A movimentação ganhou um novo elemento quando, no mesmo dia em que o ministro André Mendonça devolveu o processo ao plenário do STF, a Advocacia-Geral da União protocolou uma ação pedindo que a Corte reconheça a responsabilidade das plataformas pela disseminação de desinformação e discursos de ódio. A AGU argumenta que as empresas têm se mostrado omissas no combate a conteúdos perigosos, colocando em risco a segurança dos cidadãos e a estabilidade democrática. Para o órgão, é necessário adotar uma nova postura jurídica diante da ineficácia do modelo atual, que dependeria de decisões judiciais lentas e muitas vezes inoperantes frente à velocidade das redes.


A ação da AGU é vista por muitos como uma tentativa do governo de antecipar os efeitos da possível decisão do STF. Mesmo antes de o julgamento ser concluído, busca-se já estabelecer um novo entendimento sobre o dever das plataformas, pressionando-as a adotarem medidas de controle mais rígidas. Isso levanta questionamentos sobre o papel do Executivo na condução de pautas judiciais e sobre os riscos de interferência indevida em decisões que deveriam ser tomadas com ampla discussão pública e técnica.


O debate sobre o artigo 19 revela um dos maiores desafios da era digital: encontrar o ponto de equilíbrio entre garantir a liberdade de expressão e combater abusos nas redes. O modelo atual permite que as plataformas não sejam responsabilizadas automaticamente por conteúdos ofensivos ou ilegais, salvo se desobedecerem a ordens judiciais. Essa garantia funciona como um freio à censura e como proteção à pluralidade de opiniões. No entanto, os críticos desse sistema afirmam que ele não acompanha a velocidade com que a desinformação e os discursos extremistas se propagam, e que as plataformas deveriam ter mais responsabilidade preventiva.

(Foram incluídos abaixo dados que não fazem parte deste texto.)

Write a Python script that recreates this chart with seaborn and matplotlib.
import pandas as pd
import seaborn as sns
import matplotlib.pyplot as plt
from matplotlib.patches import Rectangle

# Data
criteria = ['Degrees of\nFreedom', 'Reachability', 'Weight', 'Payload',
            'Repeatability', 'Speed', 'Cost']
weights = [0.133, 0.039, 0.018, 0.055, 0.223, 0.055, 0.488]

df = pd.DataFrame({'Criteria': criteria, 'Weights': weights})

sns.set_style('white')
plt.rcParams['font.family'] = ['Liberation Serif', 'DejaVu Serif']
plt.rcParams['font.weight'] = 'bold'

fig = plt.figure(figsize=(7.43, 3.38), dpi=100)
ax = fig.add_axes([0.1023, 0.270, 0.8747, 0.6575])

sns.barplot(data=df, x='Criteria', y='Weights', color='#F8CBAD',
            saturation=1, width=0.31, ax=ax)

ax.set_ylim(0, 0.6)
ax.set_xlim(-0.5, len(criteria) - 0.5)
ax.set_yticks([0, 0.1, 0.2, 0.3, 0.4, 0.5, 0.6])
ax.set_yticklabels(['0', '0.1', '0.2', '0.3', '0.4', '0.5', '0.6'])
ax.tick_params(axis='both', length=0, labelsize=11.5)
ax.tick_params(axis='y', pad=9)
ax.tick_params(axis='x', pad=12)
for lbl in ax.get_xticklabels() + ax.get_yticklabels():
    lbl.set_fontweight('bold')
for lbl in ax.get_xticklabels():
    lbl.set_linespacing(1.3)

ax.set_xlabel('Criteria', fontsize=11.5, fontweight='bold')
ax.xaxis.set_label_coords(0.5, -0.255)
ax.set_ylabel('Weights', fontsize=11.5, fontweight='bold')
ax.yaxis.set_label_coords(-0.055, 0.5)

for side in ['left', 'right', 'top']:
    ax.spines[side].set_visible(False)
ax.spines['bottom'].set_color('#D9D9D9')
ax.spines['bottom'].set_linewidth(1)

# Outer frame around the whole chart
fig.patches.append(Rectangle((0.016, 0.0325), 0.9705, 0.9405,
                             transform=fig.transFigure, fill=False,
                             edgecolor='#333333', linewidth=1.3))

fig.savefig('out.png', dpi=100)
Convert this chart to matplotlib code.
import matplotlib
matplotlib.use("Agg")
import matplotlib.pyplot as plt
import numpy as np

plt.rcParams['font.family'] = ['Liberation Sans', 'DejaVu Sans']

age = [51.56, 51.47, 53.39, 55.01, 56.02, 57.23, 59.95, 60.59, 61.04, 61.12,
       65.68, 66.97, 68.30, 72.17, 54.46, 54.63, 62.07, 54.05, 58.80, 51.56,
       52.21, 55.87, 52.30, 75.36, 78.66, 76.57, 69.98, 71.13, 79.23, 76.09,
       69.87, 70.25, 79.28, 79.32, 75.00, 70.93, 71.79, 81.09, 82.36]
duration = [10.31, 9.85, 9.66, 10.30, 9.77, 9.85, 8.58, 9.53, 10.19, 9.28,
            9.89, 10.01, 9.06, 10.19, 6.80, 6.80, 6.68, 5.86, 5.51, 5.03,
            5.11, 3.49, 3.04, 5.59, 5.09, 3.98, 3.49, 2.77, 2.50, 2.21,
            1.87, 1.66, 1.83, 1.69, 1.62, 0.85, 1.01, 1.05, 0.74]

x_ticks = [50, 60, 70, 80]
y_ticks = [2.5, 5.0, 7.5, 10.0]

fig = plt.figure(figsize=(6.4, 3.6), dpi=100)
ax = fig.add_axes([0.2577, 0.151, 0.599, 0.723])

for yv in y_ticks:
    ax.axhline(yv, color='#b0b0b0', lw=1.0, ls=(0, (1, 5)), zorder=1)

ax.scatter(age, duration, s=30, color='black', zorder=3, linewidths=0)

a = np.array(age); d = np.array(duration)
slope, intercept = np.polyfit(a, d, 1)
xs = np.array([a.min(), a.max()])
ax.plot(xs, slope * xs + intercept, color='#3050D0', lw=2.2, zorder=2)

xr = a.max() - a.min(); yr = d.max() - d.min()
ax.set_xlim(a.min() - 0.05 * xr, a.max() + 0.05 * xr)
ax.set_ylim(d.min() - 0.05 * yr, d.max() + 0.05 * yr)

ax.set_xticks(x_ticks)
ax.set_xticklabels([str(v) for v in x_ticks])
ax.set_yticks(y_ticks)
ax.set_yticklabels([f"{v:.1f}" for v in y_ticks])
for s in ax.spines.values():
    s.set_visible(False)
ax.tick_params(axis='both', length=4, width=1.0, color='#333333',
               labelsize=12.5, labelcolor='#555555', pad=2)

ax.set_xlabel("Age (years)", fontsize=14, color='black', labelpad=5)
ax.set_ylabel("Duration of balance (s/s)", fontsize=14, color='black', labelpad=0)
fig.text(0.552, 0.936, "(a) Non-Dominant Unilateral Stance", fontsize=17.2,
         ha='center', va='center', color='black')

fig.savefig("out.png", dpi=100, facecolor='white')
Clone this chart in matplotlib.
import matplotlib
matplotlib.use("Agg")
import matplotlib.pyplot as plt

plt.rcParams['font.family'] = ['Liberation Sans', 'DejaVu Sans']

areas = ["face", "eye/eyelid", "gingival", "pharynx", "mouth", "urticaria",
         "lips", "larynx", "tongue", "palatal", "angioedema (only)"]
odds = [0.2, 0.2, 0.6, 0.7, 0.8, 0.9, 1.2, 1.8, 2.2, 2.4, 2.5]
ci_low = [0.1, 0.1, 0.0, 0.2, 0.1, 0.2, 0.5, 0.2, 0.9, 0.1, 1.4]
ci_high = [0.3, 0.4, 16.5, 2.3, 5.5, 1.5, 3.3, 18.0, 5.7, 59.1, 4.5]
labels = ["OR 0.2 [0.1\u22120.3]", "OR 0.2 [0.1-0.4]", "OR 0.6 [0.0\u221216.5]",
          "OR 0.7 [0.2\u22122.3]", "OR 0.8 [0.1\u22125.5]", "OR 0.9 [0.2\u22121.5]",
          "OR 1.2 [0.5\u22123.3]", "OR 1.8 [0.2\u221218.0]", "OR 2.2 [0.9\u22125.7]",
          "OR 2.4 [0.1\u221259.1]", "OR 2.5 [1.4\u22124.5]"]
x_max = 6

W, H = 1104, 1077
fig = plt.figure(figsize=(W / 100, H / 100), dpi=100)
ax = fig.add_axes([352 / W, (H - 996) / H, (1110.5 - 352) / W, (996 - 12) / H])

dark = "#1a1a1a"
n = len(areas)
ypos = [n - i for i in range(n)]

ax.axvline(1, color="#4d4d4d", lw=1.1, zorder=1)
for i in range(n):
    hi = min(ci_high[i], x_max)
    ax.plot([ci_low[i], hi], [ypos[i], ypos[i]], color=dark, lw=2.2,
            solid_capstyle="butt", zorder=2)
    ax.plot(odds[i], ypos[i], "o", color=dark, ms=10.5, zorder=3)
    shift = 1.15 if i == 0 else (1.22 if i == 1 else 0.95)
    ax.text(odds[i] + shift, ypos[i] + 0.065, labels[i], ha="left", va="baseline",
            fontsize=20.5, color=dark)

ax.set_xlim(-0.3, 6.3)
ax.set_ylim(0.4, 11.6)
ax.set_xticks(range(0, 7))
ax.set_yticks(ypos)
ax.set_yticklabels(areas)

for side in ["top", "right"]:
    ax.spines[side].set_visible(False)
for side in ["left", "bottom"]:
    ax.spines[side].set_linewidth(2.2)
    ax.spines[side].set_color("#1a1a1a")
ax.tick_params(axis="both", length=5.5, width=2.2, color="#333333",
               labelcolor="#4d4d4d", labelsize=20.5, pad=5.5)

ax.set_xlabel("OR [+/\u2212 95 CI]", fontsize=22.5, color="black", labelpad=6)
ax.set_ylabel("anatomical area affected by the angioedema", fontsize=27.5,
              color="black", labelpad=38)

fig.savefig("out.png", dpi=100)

Juristas e especialistas em direito digital estão divididos sobre a questão. De um lado, há os que defendem a manutenção do artigo 19 como essencial para a preservação de uma internet livre e democrática, onde as plataformas não sejam forçadas a decidir o que é certo ou errado sem amparo judicial. De outro, estão aqueles que acreditam que, diante do volume de crimes virtuais, é necessário exigir uma atuação mais proativa das empresas, inclusive com o uso de tecnologias avançadas de moderação e inteligência artificial.


A decisão do STF sobre o artigo 19 vai além do aspecto jurídico e entra no campo político e social. Ela representa uma escolha sobre qual tipo de sociedade o Brasil deseja construir no ambiente digital. Trata-se de definir até que ponto o Estado pode intervir no conteúdo publicado online e qual o grau de responsabilidade das empresas que hoje controlam os principais meios de comunicação da era moderna.

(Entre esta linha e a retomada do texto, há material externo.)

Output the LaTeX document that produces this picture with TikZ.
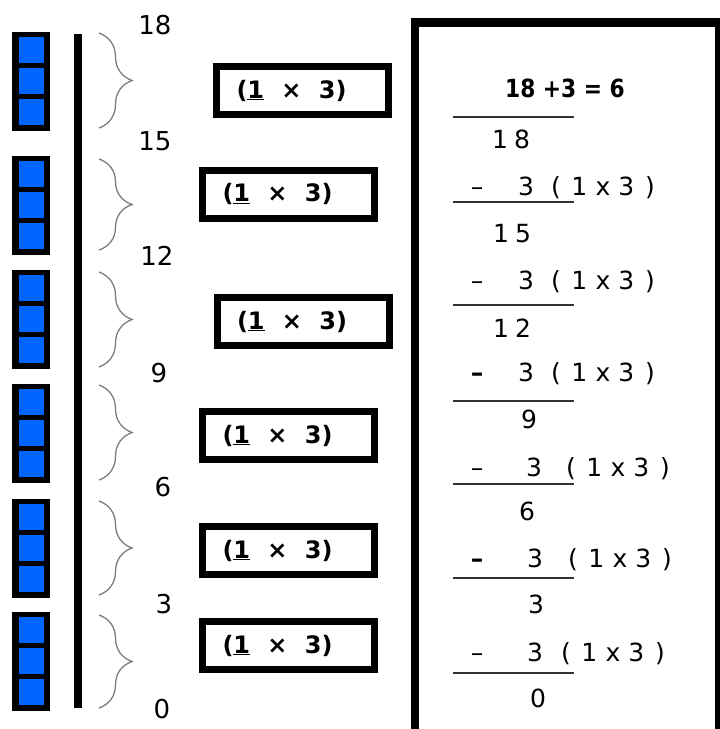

Caso o Supremo decida pela derrubada do artigo, os efeitos serão profundos e imediatos. As plataformas poderão passar a remover preventivamente conteúdos de usuários para evitar riscos legais, o que pode impactar negativamente a liberdade de expressão. Ao mesmo tempo, a decisão pode estabelecer uma nova referência internacional sobre como os países devem lidar com o poder das big techs. Em um cenário de crescente pressão global por regulação, o Brasil poderá ser visto como um exemplo a ser seguido ou um alerta sobre os perigos de um controle excessivo.


Nos próximos meses, o julgamento será retomado, e seus desdobramentos serão acompanhados com atenção não apenas por juristas, parlamentares e empresas de tecnologia, mas por milhões de brasileiros que, diariamente, utilizam as redes sociais como espaço de informação, opinião e convivência. O que está em jogo é o futuro da internet no país e os contornos da democracia na era digital.